RECORDS SHOWN »

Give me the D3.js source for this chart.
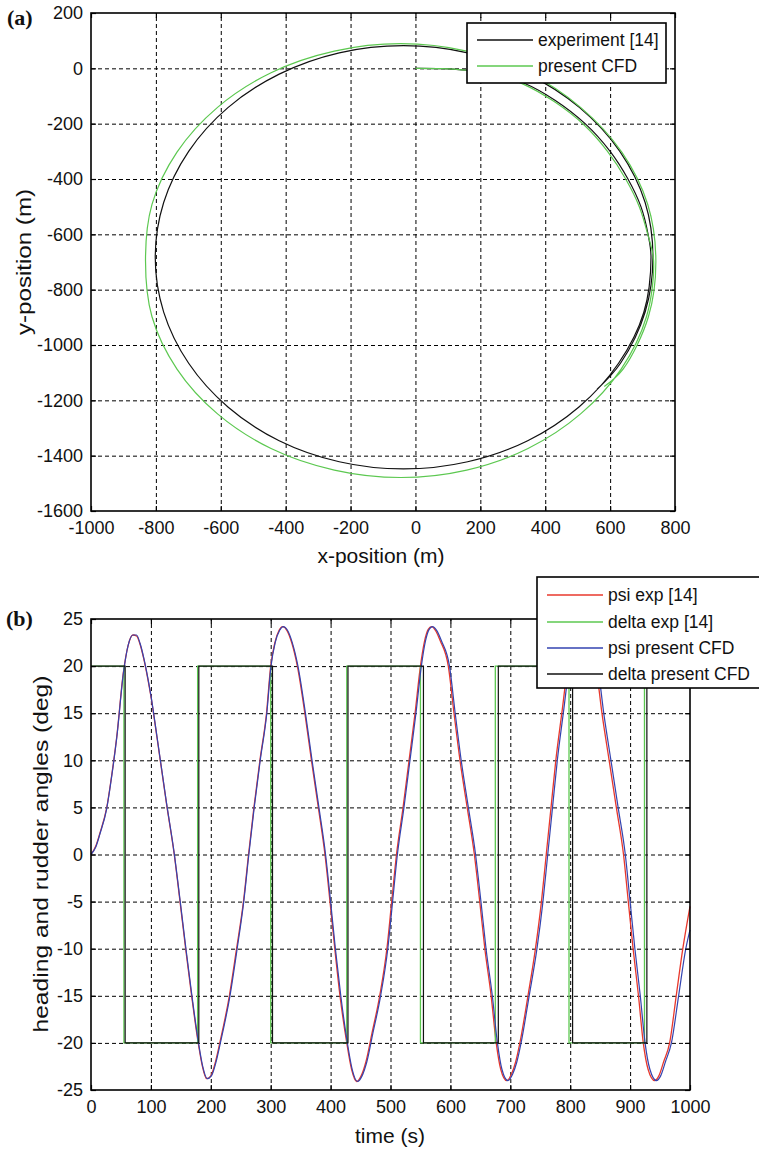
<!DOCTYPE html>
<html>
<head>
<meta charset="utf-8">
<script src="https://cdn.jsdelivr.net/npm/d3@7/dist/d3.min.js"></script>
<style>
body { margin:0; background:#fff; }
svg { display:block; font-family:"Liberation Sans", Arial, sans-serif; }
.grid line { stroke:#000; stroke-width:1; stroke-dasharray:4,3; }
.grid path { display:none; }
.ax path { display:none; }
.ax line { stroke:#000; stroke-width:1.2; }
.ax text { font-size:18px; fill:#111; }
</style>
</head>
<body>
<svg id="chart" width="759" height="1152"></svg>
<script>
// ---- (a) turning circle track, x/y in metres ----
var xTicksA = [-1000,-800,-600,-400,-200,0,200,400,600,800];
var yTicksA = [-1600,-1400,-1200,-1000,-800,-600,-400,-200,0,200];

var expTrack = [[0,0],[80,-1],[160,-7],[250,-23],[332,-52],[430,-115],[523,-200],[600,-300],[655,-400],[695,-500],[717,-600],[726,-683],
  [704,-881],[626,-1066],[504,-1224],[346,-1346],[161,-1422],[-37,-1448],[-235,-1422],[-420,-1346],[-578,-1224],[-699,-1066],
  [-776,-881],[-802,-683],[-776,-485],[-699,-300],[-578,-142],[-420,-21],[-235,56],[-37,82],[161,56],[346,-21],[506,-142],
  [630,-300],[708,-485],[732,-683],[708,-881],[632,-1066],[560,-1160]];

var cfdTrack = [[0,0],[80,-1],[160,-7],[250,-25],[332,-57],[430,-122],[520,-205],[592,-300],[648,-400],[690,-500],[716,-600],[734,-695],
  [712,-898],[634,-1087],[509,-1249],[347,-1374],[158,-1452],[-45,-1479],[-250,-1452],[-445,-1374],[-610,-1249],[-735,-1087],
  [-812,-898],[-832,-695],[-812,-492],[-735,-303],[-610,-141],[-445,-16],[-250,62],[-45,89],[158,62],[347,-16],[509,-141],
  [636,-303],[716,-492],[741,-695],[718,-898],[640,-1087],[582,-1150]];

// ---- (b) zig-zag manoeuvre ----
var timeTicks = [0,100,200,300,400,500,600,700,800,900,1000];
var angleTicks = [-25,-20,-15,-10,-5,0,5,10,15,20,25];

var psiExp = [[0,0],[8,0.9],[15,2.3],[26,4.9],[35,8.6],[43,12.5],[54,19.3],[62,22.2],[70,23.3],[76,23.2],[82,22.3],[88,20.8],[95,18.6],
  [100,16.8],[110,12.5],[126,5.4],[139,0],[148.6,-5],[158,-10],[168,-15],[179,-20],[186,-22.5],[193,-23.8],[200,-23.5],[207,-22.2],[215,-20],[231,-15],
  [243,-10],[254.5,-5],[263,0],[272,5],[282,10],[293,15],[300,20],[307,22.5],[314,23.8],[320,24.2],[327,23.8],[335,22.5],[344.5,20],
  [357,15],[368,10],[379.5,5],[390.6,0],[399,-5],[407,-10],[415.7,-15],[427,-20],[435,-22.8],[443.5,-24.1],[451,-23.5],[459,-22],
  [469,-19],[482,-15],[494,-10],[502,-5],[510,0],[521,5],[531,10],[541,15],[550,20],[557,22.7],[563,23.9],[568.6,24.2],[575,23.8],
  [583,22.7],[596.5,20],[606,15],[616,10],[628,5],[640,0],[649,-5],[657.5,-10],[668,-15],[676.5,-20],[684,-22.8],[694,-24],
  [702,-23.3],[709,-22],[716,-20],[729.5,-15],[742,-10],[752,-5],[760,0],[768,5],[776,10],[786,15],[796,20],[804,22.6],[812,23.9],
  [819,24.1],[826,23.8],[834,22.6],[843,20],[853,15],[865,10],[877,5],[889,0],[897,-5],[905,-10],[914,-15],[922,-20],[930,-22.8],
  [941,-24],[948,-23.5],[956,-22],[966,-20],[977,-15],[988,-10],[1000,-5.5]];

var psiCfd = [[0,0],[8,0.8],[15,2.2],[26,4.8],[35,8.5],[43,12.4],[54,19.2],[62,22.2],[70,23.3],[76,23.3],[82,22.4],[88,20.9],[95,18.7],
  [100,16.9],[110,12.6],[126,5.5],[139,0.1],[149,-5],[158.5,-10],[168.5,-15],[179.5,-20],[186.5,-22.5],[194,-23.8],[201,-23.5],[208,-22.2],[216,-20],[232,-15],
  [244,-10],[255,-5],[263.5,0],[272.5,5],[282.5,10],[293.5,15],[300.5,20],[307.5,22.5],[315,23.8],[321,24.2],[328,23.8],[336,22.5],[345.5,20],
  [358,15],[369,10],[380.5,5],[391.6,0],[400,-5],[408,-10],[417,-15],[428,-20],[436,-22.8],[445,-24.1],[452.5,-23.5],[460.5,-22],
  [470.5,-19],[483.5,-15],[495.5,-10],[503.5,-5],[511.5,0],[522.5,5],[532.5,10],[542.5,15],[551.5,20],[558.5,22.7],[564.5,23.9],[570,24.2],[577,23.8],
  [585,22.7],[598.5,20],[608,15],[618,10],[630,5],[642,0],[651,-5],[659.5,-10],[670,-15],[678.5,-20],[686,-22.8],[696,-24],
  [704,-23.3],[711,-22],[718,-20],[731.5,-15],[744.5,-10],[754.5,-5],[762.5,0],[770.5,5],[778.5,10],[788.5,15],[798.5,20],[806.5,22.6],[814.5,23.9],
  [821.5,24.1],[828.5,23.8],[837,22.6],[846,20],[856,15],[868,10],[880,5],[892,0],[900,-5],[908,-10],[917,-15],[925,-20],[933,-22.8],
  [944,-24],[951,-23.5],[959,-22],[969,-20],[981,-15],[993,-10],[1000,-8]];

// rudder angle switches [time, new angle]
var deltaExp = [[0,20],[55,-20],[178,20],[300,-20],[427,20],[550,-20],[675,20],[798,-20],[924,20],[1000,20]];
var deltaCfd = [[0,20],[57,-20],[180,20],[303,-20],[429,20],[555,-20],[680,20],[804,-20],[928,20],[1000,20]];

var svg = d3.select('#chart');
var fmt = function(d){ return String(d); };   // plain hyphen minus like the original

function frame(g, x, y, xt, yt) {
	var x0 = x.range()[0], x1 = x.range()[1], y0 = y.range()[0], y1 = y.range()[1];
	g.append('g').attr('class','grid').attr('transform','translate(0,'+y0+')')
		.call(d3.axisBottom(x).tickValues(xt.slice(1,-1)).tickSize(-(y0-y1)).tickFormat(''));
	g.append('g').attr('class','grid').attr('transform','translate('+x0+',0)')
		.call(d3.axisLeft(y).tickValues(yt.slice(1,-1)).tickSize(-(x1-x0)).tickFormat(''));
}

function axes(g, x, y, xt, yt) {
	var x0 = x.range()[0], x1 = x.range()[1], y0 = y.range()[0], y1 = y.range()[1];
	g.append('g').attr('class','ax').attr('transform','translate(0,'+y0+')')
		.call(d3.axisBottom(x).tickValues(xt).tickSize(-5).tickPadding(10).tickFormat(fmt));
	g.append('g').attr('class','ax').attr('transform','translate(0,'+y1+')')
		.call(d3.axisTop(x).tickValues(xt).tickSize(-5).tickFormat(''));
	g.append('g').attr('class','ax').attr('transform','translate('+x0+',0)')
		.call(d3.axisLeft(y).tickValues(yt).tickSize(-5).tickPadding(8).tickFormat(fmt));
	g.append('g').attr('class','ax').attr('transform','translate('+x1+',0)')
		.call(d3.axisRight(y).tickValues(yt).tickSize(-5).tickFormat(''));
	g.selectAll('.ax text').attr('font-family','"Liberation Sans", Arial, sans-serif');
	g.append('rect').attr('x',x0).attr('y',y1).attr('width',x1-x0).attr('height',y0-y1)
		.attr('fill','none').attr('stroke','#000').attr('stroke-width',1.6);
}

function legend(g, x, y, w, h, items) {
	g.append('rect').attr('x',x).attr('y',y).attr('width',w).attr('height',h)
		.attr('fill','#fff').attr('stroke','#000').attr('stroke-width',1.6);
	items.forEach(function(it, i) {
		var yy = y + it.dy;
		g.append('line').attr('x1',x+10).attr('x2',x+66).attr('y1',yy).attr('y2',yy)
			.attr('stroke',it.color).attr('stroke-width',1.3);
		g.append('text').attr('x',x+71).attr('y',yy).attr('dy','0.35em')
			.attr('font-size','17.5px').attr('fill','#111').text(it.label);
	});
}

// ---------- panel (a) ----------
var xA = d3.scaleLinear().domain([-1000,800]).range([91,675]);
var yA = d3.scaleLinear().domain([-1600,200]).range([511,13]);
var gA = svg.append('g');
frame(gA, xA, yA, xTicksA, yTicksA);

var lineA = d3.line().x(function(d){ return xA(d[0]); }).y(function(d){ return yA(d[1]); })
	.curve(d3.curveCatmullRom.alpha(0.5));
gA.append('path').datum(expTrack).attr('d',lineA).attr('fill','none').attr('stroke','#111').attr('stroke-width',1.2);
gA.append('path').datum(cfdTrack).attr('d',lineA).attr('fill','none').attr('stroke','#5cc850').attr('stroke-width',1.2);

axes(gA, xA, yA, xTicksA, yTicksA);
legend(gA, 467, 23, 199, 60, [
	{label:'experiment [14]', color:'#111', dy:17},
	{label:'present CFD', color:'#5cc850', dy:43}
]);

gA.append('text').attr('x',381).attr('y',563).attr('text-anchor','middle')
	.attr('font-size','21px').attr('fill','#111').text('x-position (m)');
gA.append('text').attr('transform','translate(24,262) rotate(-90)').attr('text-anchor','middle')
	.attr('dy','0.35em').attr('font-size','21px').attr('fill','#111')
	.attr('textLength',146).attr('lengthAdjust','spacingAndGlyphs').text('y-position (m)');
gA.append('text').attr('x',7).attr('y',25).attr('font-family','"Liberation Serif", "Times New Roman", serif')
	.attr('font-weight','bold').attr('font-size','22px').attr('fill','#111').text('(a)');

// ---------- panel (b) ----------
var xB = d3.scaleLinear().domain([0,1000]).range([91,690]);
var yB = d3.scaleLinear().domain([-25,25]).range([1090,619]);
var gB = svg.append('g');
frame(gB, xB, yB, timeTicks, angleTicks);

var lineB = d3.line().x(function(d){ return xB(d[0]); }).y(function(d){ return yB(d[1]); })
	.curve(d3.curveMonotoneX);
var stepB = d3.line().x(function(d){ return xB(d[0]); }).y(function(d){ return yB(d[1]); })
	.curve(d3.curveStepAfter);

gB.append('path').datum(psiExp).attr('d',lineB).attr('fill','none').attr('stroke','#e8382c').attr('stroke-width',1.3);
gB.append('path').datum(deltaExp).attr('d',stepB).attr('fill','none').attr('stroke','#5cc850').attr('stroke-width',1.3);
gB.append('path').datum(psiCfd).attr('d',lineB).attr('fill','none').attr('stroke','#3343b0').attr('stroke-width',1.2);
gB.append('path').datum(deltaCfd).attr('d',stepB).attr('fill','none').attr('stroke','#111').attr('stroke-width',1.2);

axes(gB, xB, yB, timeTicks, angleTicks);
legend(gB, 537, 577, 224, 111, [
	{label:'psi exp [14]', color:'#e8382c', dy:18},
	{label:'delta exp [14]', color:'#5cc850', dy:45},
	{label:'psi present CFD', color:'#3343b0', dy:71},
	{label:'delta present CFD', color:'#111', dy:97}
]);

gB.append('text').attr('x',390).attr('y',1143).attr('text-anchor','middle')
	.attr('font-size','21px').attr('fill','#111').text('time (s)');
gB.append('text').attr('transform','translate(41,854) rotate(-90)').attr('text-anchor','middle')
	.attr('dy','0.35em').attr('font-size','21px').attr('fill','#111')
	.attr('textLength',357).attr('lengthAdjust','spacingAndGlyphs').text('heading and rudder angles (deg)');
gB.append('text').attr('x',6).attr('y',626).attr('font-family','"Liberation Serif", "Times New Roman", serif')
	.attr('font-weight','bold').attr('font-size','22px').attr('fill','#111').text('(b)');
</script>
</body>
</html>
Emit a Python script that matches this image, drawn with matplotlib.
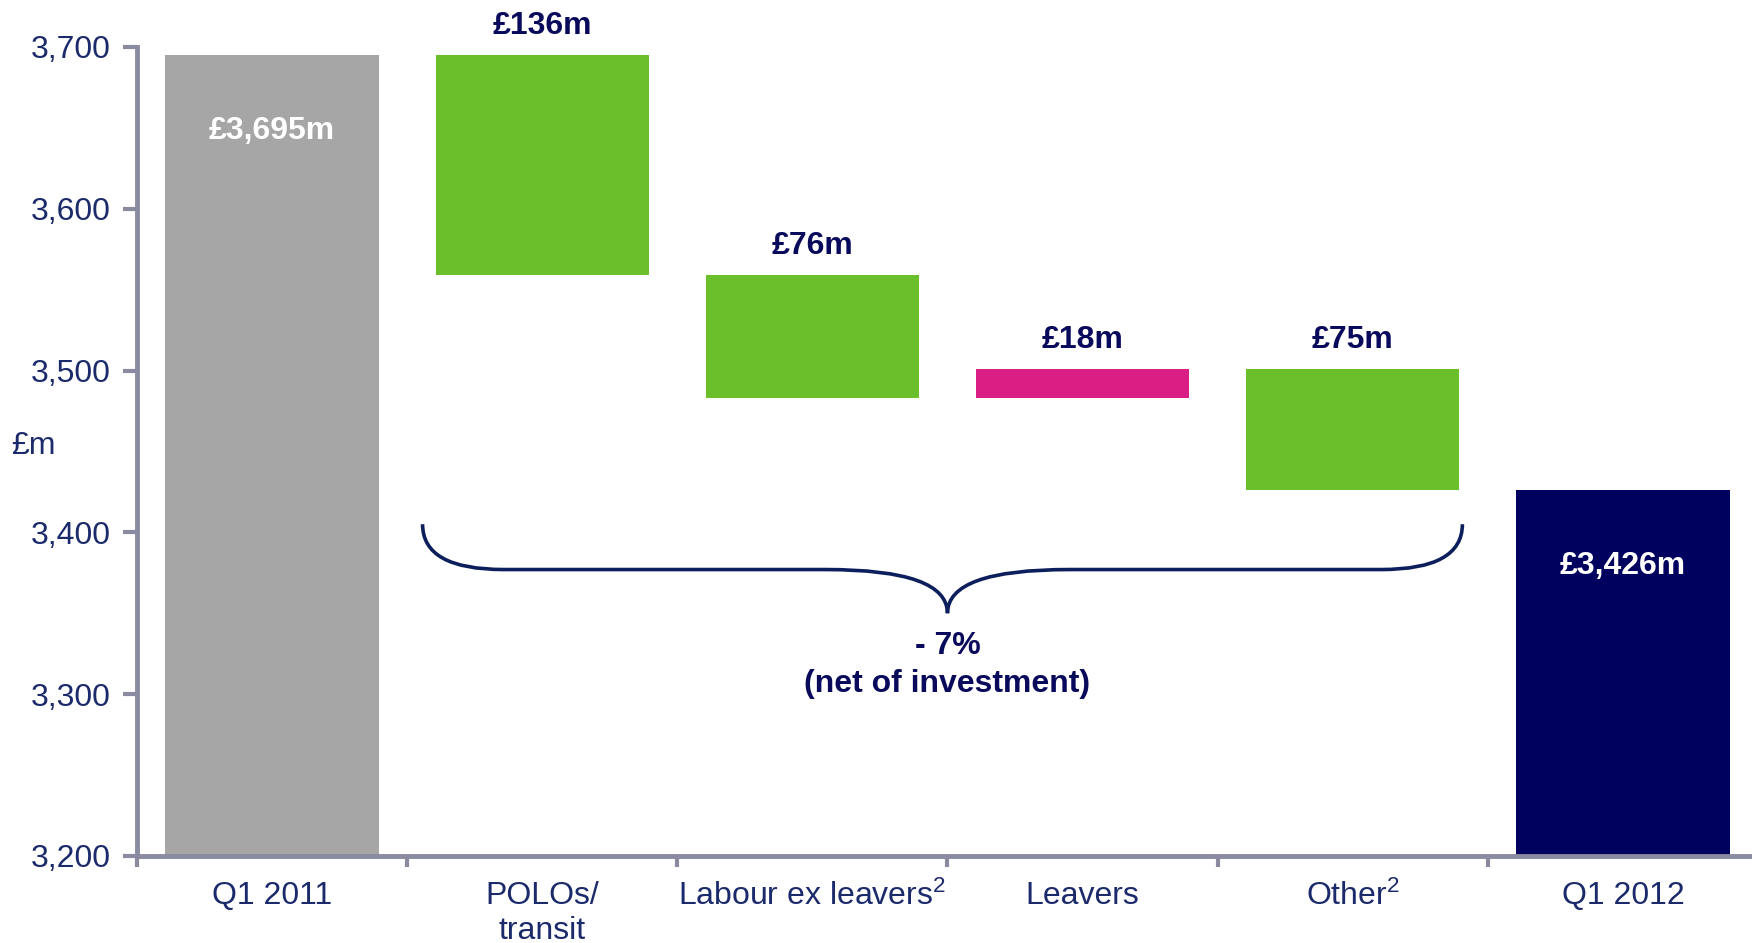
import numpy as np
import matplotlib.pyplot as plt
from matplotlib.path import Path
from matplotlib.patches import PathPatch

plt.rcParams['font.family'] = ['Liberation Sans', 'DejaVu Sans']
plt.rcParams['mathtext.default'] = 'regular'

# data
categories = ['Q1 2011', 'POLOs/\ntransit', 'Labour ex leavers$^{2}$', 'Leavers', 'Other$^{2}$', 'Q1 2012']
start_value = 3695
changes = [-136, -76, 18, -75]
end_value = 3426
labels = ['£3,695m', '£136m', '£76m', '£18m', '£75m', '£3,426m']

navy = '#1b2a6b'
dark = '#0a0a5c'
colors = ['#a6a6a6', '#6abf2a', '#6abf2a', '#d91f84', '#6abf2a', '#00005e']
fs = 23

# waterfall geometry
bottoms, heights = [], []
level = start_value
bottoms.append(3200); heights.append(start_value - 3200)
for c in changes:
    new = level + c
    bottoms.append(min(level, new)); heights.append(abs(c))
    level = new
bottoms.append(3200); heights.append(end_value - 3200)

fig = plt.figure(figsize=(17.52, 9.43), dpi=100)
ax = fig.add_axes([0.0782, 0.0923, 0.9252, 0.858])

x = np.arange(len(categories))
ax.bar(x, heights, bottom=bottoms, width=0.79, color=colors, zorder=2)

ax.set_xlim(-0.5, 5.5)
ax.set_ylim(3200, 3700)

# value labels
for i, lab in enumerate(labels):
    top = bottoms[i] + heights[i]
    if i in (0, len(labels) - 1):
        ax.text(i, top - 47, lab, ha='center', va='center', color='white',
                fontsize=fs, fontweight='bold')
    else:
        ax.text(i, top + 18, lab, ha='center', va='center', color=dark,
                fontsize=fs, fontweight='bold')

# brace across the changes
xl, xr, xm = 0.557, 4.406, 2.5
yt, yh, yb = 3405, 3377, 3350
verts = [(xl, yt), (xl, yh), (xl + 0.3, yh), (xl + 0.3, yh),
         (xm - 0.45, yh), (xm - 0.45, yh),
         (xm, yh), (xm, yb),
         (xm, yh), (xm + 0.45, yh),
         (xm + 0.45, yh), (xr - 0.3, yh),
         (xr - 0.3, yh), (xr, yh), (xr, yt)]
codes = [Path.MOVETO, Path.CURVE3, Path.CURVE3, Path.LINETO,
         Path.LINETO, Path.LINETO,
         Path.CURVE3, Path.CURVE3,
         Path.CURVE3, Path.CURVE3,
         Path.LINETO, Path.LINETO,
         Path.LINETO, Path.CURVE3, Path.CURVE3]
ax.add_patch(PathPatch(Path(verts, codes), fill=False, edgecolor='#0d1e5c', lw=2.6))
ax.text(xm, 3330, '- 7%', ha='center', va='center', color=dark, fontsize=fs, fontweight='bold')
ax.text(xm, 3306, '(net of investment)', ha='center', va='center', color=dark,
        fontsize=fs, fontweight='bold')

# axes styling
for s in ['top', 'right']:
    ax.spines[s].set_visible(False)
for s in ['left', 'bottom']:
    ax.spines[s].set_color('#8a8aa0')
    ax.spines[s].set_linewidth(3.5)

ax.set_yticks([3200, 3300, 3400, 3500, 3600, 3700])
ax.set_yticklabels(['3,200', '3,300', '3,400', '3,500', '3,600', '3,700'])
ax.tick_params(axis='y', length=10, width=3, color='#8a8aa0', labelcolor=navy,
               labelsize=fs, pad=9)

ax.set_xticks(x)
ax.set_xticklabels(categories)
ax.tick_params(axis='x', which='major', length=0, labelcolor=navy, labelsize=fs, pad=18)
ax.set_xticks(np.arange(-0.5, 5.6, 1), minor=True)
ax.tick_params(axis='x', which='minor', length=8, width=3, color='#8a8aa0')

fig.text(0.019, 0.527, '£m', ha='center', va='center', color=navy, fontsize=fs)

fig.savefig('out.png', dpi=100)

SET PROBLEM »
Lines of the material that contain the word "matplotlib" are to be gathered.

SOLUTION BELOW »
Emit a Python script that matches this image, drawn with matplotlib.
import matplotlib.pyplot as plt
from matplotlib.path import Path
from matplotlib.patches import PathPatch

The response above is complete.